◆ **Exercise**:
Using the listing below, select the lines with the word "that" and copy them.

** BEGIN Provided entries **

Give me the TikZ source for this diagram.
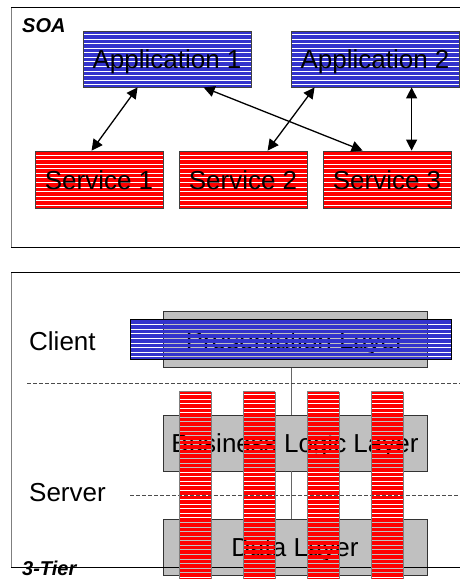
\documentclass[tikz,border=0pt]{standalone}
\usepackage{fontspec}
\setmainfont{Liberation Sans}
\usetikzlibrary{arrows.meta,calc}
\definecolor{soablue}{HTML}{3333CC}
\definecolor{soared}{HTML}{FF0000}
\definecolor{boxgray}{HTML}{C0C0C0}
\definecolor{edgegray}{HTML}{7F7F7F}
% striped bar with transparent gaps: x1 y1 x2 y2 color firstgap count
\newcommand\stripbar[7]{%
  \fill[#5] (#1,#2) rectangle (#3,#6);
  \foreach \k in {0,...,#7}{\fill[#5] (#1,{#6+\k*4.57+1}) rectangle (#3,{min(#6+(\k+1)*4.57,#4)});}}
\begin{document}
\begin{tikzpicture}[x=1pt,y=-1pt,
  lbl/.style={font=\fontsize{26}{30}\selectfont, inner sep=0pt, text height=19pt, text depth=0pt},
  gaps/.style={path picture={\foreach \k in {0,...,11}{
      \draw[white,line width=0.9pt]
        ([yshift={-(#1+\k*4.57)*1pt}]path picture bounding box.north west) --
        ([yshift={-(#1+\k*4.57)*1pt}]path picture bounding box.north east);}}},
  appbox/.style={lbl, fill=soablue, draw=black!75, line width=0.8pt, minimum width=168pt, minimum height=56pt, gaps=3.5},
  srvbox/.style={lbl, fill=soared, draw=black!75, line width=0.8pt, minimum width=128pt, minimum height=57pt, gaps=4},
  graybox/.style={lbl, fill=boxgray, draw=black!80, line width=0.8pt, minimum width=264pt, minimum height=56pt},
  arr/.style={{Triangle[length=11pt,width=11pt]}-{Triangle[length=11pt,width=11pt]}, line width=1.3pt},
  title/.style={font=\fontsize{20}{24}\selectfont\bfseries\itshape, inner sep=0pt, anchor=base west},
  side/.style={font=\fontsize{26}{30}\selectfont, inner sep=0pt, anchor=base west},
  tierline/.style={dashed, dash pattern=on 4pt off 2pt, draw=black!70, line width=0.8pt},
  frameline/.style={draw=black, line width=1pt},
  frameside/.style={draw=edgegray, line width=1pt}]
\useasboundingbox (0,0) rectangle (460,579);
\clip (0,0) rectangle (460,579);

% ---------- SOA frame ----------
\coordinate (ft1) at (11,7);
\coordinate (ft2) at (470,7);
\coordinate (fb1) at (11,247);
\coordinate (fb2) at (470,247);
\draw[frameside] (ft1) -- (fb1);
\draw[frameline] (ft1) -- (ft2);
\draw[frameline] (fb1) -- (fb2);
\node[title] (soa) at (22,32) {SOA};

% applications
\node[appbox] (app1) at (167,59) {Application 1};
\node[appbox] (app2) at (375,59) {Application 2};

% services
\node[srvbox] (s1) at (99,179.5) {Service 1};
\node[srvbox] (s2) at (243,179.5) {Service 2};
\node[srvbox] (s3) at (387,179.5) {Service 3};

% connectors
\draw[arr] ([xshift=55pt]app1.south west) -- ([xshift=57pt]s1.north west);
\draw[arr] ([xshift=121pt]app1.south west) -- ([xshift=40pt]s3.north west);
\draw[arr] ([xshift=24pt]app2.south west) -- ([xshift=89pt]s2.north west);
\draw[arr] ([xshift=121pt]app2.south west) -- ([xshift=89pt]s3.north west);

% ---------- 3-Tier frame ----------
\node[graybox] (pres) at (295,339.5) {Presentation Layer};
\node[graybox] (bll) at (295,443) {Business Logic Layer};
\node[graybox] (dl) at (295,547) {Data Layer};
\draw[draw=black!60, line width=1pt] ([xshift=-4pt]pres.south) -- ([xshift=-4pt]bll.north);
\draw[draw=black!60, line width=1pt] ([xshift=-4pt]bll.south) -- ([xshift=-4pt]dl.north);

\coordinate (d1a) at (27,383);
\coordinate (d1b) at (460,383);
\coordinate (d2a) at (130,495);
\coordinate (d2b) at (460,495);
\draw[tierline] (d1a) -- (d1b);
\draw[tierline] (d2a) -- (d2b);

\node[side] (client) at (29,350) {Client};
\node[side] (server) at (29,501.5) {Server};

\coordinate (gt1) at (11,272);
\coordinate (gt2) at (470,272);
\coordinate (gb1) at (11,567);
\coordinate (gb2) at (470,567);
\draw[frameside] (gt1) -- (gb1);
\draw[frameline] (gt1) -- (gt2);
\draw[frameline] (gb1) -- (gb2);

% presentation bar (blue, transparent gaps)
\stripbar{130}{319}{451}{359}{soablue}{324.3}{7}
\node[draw=black, line width=0.9pt, minimum width=321pt, minimum height=40pt, inner sep=0pt] (pbar) at (290.5,339) {};

% red service columns
\foreach \xx [count=\i] in {179,243,307,371}{
  \stripbar{\xx}{391.7}{\xx+32}{600}{soared}{394}{45}
  \draw[draw=edgegray, line width=0.9pt] (\xx,391.7) -- (\xx,600) (\xx+32,391.7) -- (\xx+32,600) (\xx,391.7) -- (\xx+32,391.7);
}

\node[title] (tier) at (22,575) {3-Tier};
\end{tikzpicture}
\end{document}
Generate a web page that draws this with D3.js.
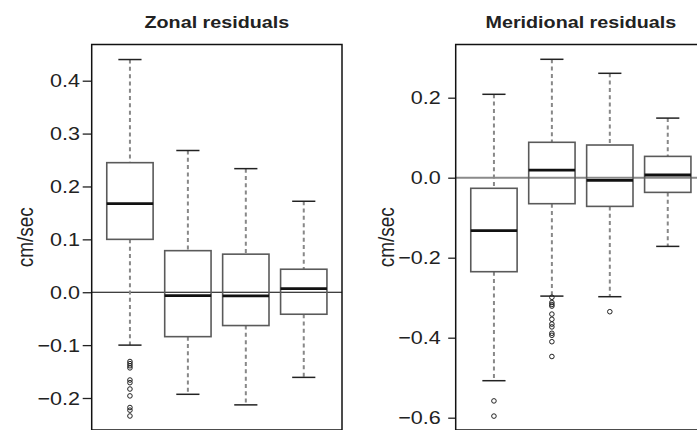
<!DOCTYPE html>
<html><head><meta charset="utf-8">
<script src="https://cdn.jsdelivr.net/npm/d3@7"></script>
<style>
html,body{margin:0;padding:0;background:#fff;}
svg{display:block;}
text{font-family:"Liberation Sans",Arial,Helvetica,sans-serif;}
</style></head>
<body>
<svg id="chart" width="697" height="430"></svg>
<script>
// ---- data ----
const groups = [1, 2, 3, 4];
// Zonal residuals: [lowerWhisker, Q1, median, Q3, upperWhisker]
const zonalLow    = [-0.100, -0.193, -0.213, -0.161];
const zonalQ1     = [0.100, -0.084, -0.063, -0.0416];
const zonalMedian = [0.1675, -0.0064, -0.007, 0.0068];
const zonalQ3     = [0.245, 0.0786, 0.072, 0.0435];
const zonalHigh   = [0.440, 0.268, 0.2337, 0.172];
const zonalOutliers = [
  [-0.131, -0.135, -0.139, -0.143, -0.166, -0.171, -0.183, -0.196, -0.218, -0.223, -0.234],
  [], [], []
];
// Meridional residuals
const meridLow    = [-0.5075, -0.296, -0.2975, -0.1717];
const meridQ1     = [-0.235, -0.065, -0.0717, -0.0367];
const meridMedian = [-0.1325, 0.019, -0.0067, 0.0067];
const meridQ3     = [-0.0265, 0.0885, 0.0817, 0.0533];
const meridHigh   = [0.2085, 0.296, 0.261, 0.149];
const meridOutliers = [
  [-0.558, -0.596],
  [-0.299, -0.312, -0.317, -0.321, -0.341, -0.354, -0.366, -0.373, -0.389, -0.394, -0.41, -0.447],
  [-0.335],
  []
];
const zonalTicks = [-0.2, -0.1, 0.0, 0.1, 0.2, 0.3, 0.4];
const meridTicks = [-0.6, -0.4, -0.2, 0.0, 0.2];
const titles = ["Zonal residuals", "Meridional residuals"];
const yLabel = "cm/sec";

// ---- layout ----
const svg = d3.select("#chart");
const SX = 1.16; // horizontal text stretch
const fmt = v => (v < 0 ? "\u2212" : "") + Math.abs(v).toFixed(1);

const panels = [
  {left: 91.7, right: 342, top: 44.5, bottom: 430,
   yDomain: [-0.2, 0.4], yRange: [398, 80.7],
   low: zonalLow, q1: zonalQ1, med: zonalMedian, q3: zonalQ3, high: zonalHigh,
   out: zonalOutliers, ticks: zonalTicks, title: titles[0],
   tickLen: 9, labelX: 80, ylabX: 33, zeroColor: "#000", zeroWidth: 1.1},
  {left: 455.7, right: 706, top: 44.5, bottom: 430,
   yDomain: [-0.6, 0.2], yRange: [417.7, 97.7],
   low: meridLow, q1: meridQ1, med: meridMedian, q3: meridQ3, high: meridHigh,
   out: meridOutliers, ticks: meridTicks, title: titles[1],
   tickLen: 7.5, labelX: 440.7, ylabX: 394, zeroColor: "#8a8a8a", zeroWidth: 2}
];

panels.forEach(p => {
  const x = d3.scaleLinear().domain([0.34, 4.66]).range([p.left, p.right]);
  const y = d3.scaleLinear().domain(p.yDomain).range(p.yRange);
  const g = svg.append("g");
  const bw = x(0.4) - x(0);   // half box width
  const cw = x(0.2) - x(0);   // half cap width

  // y axis ticks
  const axis = d3.axisLeft(y).tickValues(p.ticks).tickSize(p.tickLen).tickFormat("");
  const ag = g.append("g").attr("transform", `translate(${p.left},0)`).call(axis);
  ag.select(".domain").remove();
  ag.selectAll(".tick line").attr("stroke", "#222").attr("stroke-width", 1.3);
  g.selectAll(".ytl").data(p.ticks).enter().append("text")
    .attr("transform", d => `translate(${p.labelX},${y(d) + 6.7}) scale(${SX},1)`)
    .attr("text-anchor", "end").attr("font-size", 18.6).attr("fill", "#222")
    .text(fmt);

  // zero line
  g.append("line").attr("x1", p.left).attr("x2", Math.min(p.right, 697))
    .attr("y1", y(0)).attr("y2", y(0))
    .attr("stroke", p.zeroColor).attr("stroke-width", p.zeroWidth);

  const idx = groups.map((d, i) => i);
  // whiskers
  g.selectAll(".wu").data(idx).enter().append("line")
    .attr("x1", i => x(groups[i])).attr("x2", i => x(groups[i]))
    .attr("y1", i => y(p.high[i])).attr("y2", i => y(p.q3[i]))
    .attr("stroke", "#888").attr("stroke-width", 2).attr("stroke-dasharray", "4,3.3");
  g.selectAll(".wl").data(idx).enter().append("line")
    .attr("x1", i => x(groups[i])).attr("x2", i => x(groups[i]))
    .attr("y1", i => y(p.q1[i])).attr("y2", i => y(p.low[i]))
    .attr("stroke", "#888").attr("stroke-width", 2).attr("stroke-dasharray", "4,3.3");
  // caps
  [p.high, p.low].forEach(arr => {
    g.selectAll(null).data(idx).enter().append("line")
      .attr("x1", i => x(groups[i]) - cw).attr("x2", i => x(groups[i]) + cw)
      .attr("y1", i => y(arr[i])).attr("y2", i => y(arr[i]))
      .attr("stroke", "#222").attr("stroke-width", 1.5);
  });
  // boxes
  g.selectAll(".box").data(idx).enter().append("rect")
    .attr("x", i => x(groups[i]) - bw).attr("width", 2 * bw)
    .attr("y", i => y(p.q3[i])).attr("height", i => y(p.q1[i]) - y(p.q3[i]))
    .attr("fill", "none").attr("stroke", "#5a5a5a").attr("stroke-width", 1.6);
  // medians
  g.selectAll(".med").data(idx).enter().append("line")
    .attr("x1", i => x(groups[i]) - bw).attr("x2", i => x(groups[i]) + bw)
    .attr("y1", i => y(p.med[i])).attr("y2", i => y(p.med[i]))
    .attr("stroke", "#111").attr("stroke-width", 2.8);
  // outliers
  const pts = [];
  p.out.forEach((arr, i) => arr.forEach(v => pts.push({g: groups[i], v})));
  g.selectAll(".out").data(pts).enter().append("circle")
    .attr("cx", d => x(d.g)).attr("cy", d => y(d.v)).attr("r", 2.3)
    .attr("fill", "none").attr("stroke", "#222").attr("stroke-width", 1);

  // frame
  g.append("rect").attr("x", p.left).attr("y", p.top)
    .attr("width", p.right - p.left).attr("height", p.bottom - p.top)
    .attr("fill", "none").attr("stroke", "#111").attr("stroke-width", 1.5);

  // title
  g.append("text")
    .attr("transform", `translate(${(p.left + p.right) / 2},28.3) scale(${SX},1)`)
    .attr("text-anchor", "middle").attr("font-size", 17).attr("font-weight", "bold")
    .attr("fill", "#222").text(p.title);
  // y label
  g.append("text")
    .attr("transform", `translate(${p.ylabX},${(p.top + p.bottom) / 2}) scale(${SX},1) rotate(-90)`)
    .attr("text-anchor", "middle").attr("font-size", 19).attr("fill", "#222")
    .text(yLabel);
});
</script>
</body></html>
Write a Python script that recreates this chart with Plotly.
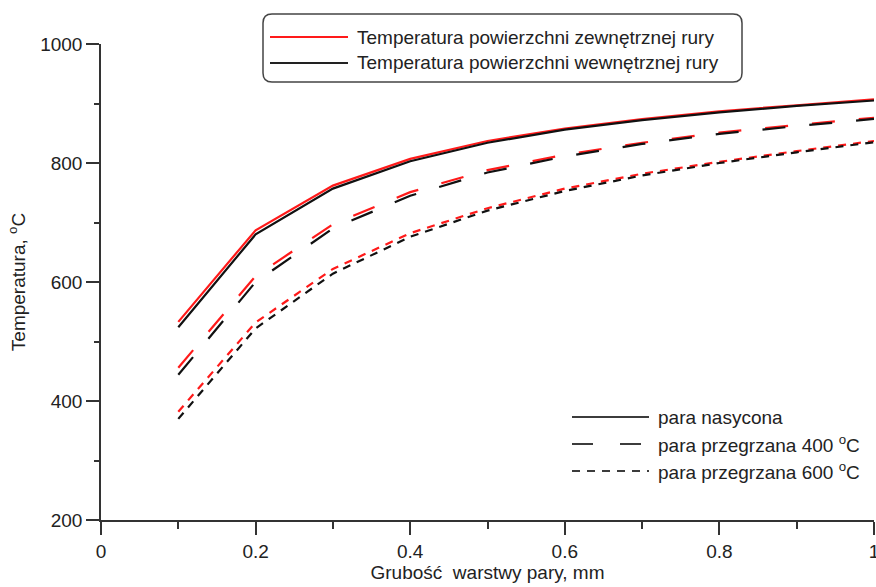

** END Provided entries **

◆ **Exercise answer**:
Generate a web page that draws this with D3.js.
Write a Python script that recreates this chart with Plotly.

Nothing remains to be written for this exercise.